Britain was hit by snow showers on Tuesday, with more predicted for Wednesday, clogging roads and rekindling concerns about the country’s gas supply this winter.

National Grid, which operates the gas pipeline network, expected average temperatures across the country to hover close to freezing – about four 4ºC colder than average this time of year.

The company was also expecting a jump in domestic gas demand, as households turned up their heating to stay warm. With most of Britain’s industry closed for the Christmas holiday, overall demand was still expected to remain moderate. But if the cold snap persists into the new year, Britain could see another spike in wholesale gas prices, closing some industrial plants and driving bills up further.

The Met Office has said there is a two-thirds chance of a colder-than-average winter this year.

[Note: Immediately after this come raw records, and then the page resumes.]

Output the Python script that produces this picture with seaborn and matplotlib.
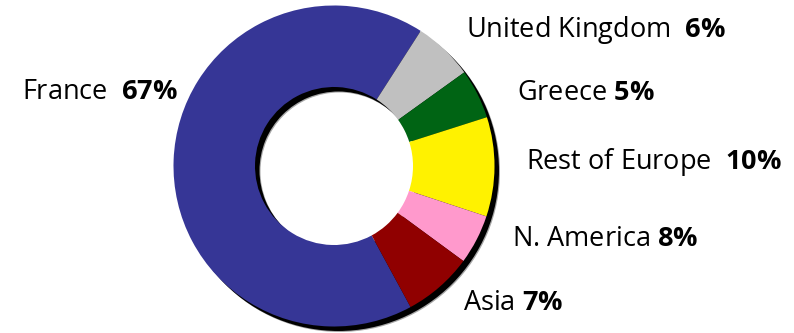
import matplotlib
matplotlib.use("Agg")
import matplotlib.pyplot as plt
import seaborn as sns

sns.set_theme(style="white")
plt.rcParams['font.family'] = ['Open Sans', 'DejaVu Sans']
plt.rcParams['mathtext.fontset'] = 'custom'
plt.rcParams['mathtext.rm'] = 'Open Sans'
plt.rcParams['mathtext.bf'] = 'Open Sans:bold'

# Data
regions = ["France", "United Kingdom", "Greece", "Rest of Europe", "N. America", "Asia"]
shares = [67, 6, 5, 10, 5, 7]          # slice sizes as drawn
pct_labels = ["67%", "6%", "5%", "10%", "8%", "7%"]   # printed labels
seps = ["  ", "  ", " ", "  ", " ", " "]
colors = ["#363696", "#C0C0C0", "#006414", "#FFF200", "#FF99CC", "#900000"]

W, H = 794, 333
fig = plt.figure(figsize=(W / 100, H / 100), dpi=100)
fig.patch.set_facecolor("white")

R_px = 160.5
cx, cy = 334, 166
ax = fig.add_axes([(cx - R_px) / W, (H - cy - R_px) / H, 2 * R_px / W, 2 * R_px / H])
ax.set_xlim(-1, 1)
ax.set_ylim(-1, 1)
ax.axis("off")

start = 298.5
ring_w = 1 - 79 / R_px
off = 4.5 / R_px

# shadow
for d, a in [(off + 1 / R_px, 0.35), (off, 1.0)]:
    ws, _ = ax.pie([sum(shares)], colors=["black"], radius=1, center=(d, -d),
                   wedgeprops=dict(width=ring_w, linewidth=0, alpha=a), frame=False)
    for w in ws:
        w.set_clip_on(False)

wedges, _ = ax.pie(shares, colors=colors, radius=1, startangle=start, counterclock=False,
                   wedgeprops=dict(width=ring_w, linewidth=0), frame=False)
for w in wedges:
    w.set_clip_on(False)
ax.set_xlim(-1, 1)
ax.set_ylim(-1, 1)

# label positions (figure px): (x, y center, ha)
label_pos = [(178, 92, "right"), (466, 30, "left"), (517, 93, "left"),
             (526, 162, "left"), (512, 239, "left"), (463, 303, "left")]
for name, pct, sep, (x, y, ha) in zip(regions, pct_labels, seps, label_pos):
    txt = name + sep + r"$\mathbf{" + pct.replace("%", r"\%") + "}$"
    fig.text(x / W, 1 - y / H, txt, ha=ha, va="center", fontsize=19.5, color="black")

fig.savefig("out.png", dpi=100)
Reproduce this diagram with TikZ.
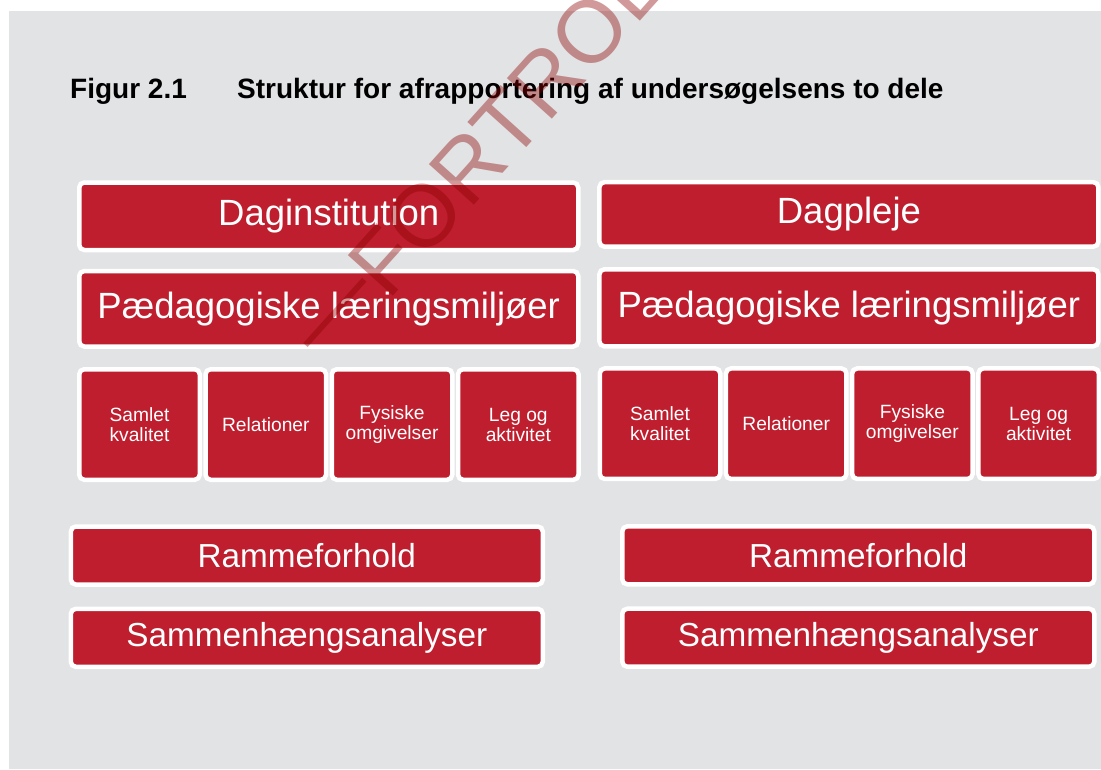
\documentclass[tikz,border=0pt]{standalone}
\usepackage{fontspec}
\setmainfont{Liberation Sans}
\definecolor{boxred}{RGB}{190,30,45}
\definecolor{bggray}{RGB}{226,227,229}
\definecolor{markred}{RGB}{140,0,0}

\begin{document}
\begin{tikzpicture}[x=1pt,y=-1pt,
    box/.style={draw=white,line width=4.5pt,fill=boxred,rounded corners=5pt,
        text=white,inner sep=0pt,align=center},
    big/.style={box,minimum width=499pt,font=\fontsize{36.5}{40}\selectfont},
    small/.style={box,minimum width=120.5pt,minimum height=110.5pt,
        font=\fontsize{19.2}{20}\selectfont},
    low/.style={box,minimum width=472pt,minimum height=58pt,
        font=\fontsize{33.3}{36}\selectfont},
    heading/.style={anchor=base west,inner sep=0pt,
        font=\fontsize{28}{32}\selectfont\bfseries}]

        \useasboundingbox (0,0) rectangle (1101,769);
        \fill[white] (0,0) rectangle (1101,769);
        \fill[bggray] (9,11) rectangle (1101,769);

        \node[heading] (fig) at (70,98) {Figur 2.1};
        \node[heading] (title) at (237,98) {Struktur for afrapportering af undersøgelsens to dele};

        \node[big,minimum height=67.5pt] (dagi) at (328.75,216.25) {Daginstitution};
        \node[big,minimum height=75.5pt] (paedi) at (328.75,308.75) {Pædagogiske læringsmiljøer};
        \node[small] (samli) at (139.5,424.5) {Samlet\\kvalitet};
        \node[small] (reli) at (265.8,424.5) {Relationer};
        \node[small] (fysi) at (392,424.5) {Fysiske\\omgivelser};
        \node[small] (legi) at (518.3,424.5) {Leg og\\aktivitet};
        \node[low] (rammei) at (306.8,555.5) {Rammeforhold};
        \node[low] (sammi) at (306.8,637.8) {Sammenhængsanalyser};

        \node[big,minimum height=64.5pt] (dagp) at (848.9,214.4) {Dagpleje};
        \node[big,minimum height=77pt] (paedp) at (848.9,307.8) {Pædagogiske læringsmiljøer};
        \node[small] (samlp) at (660,423.7) {Samlet\\kvalitet};
        \node[small] (relp) at (786.2,423.7) {Relationer};
        \node[small] (fysp) at (912.4,423.7) {Fysiske\\omgivelser};
        \node[small] (legp) at (1038.6,423.7) {Leg og\\aktivitet};
        \node[low] (rammep) at (858.3,555.3) {Rammeforhold};
        \node[low] (sammp) at (858.3,637.7) {Sammenhængsanalyser};

        \begin{scope}
        \clip (0,0) rectangle (1101,769);
        \node[rotate=48,anchor=base west,inner sep=0pt,text=markred,text opacity=0.4,
            font=\fontsize{88}{90}\selectfont] (mark) at (329,367) {\raisebox{0.1em}{—}FORTROLIGT};
        \end{scope}

\end{tikzpicture}
\end{document}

Energy companies traditionally use the lull in demand during the Christmas period to fill up storage in time for the coldest months – January and February. However, the early onset of freezing weather is hampering that process, with increased household gas use cutting the amount that can be placed in storage.

Britain’s only large-scale gas store, an offshore facility called Rough, near Hull, was yesterday 84 per cent full. When full, the converted gas reservoir can provide more than 10 per cent of the country’s total gas demand for 77 days.

“Storage is certainly more depleted than at this time last year, there’s no doubt about that,” said Andrew Hanson of Centrica Storage, the company that operates the facility. He said that the company would be able to carry on injecting gas into storage.

If there is no sustained let-up in the cold weather in January, however, Britain may have difficulties meeting higher gas demand. The country’s North Sea gas supplies have been declining faster than predicted but new pipelines and ports to import gas from abroad have not been completed.

Furthermore, companies started withdrawing gas from storage facilities such as Rough last month during a cold snap that saw wholesale gas prices soar 500 per cent.

The Met Office has forecast that temperatures will continue to fall today and tomorrow, with heavy snow in many parts of the country. The Highways Agency said it was gritting main roads in advance of the icy weather but warned motorists to keep checking local media and delay journeys to avoid the worst of the snow showers.

Authorities were bracing themselves for up to 10cm of snow in the east and south-east of the country. Speed limits were imposed on the M20 in Kent and some other roads. The snow was expected to move towards north-east England last night, parts of which could see up to 15cm of snow, forecasters said. They are expecting a thaw in the weather by the weekend.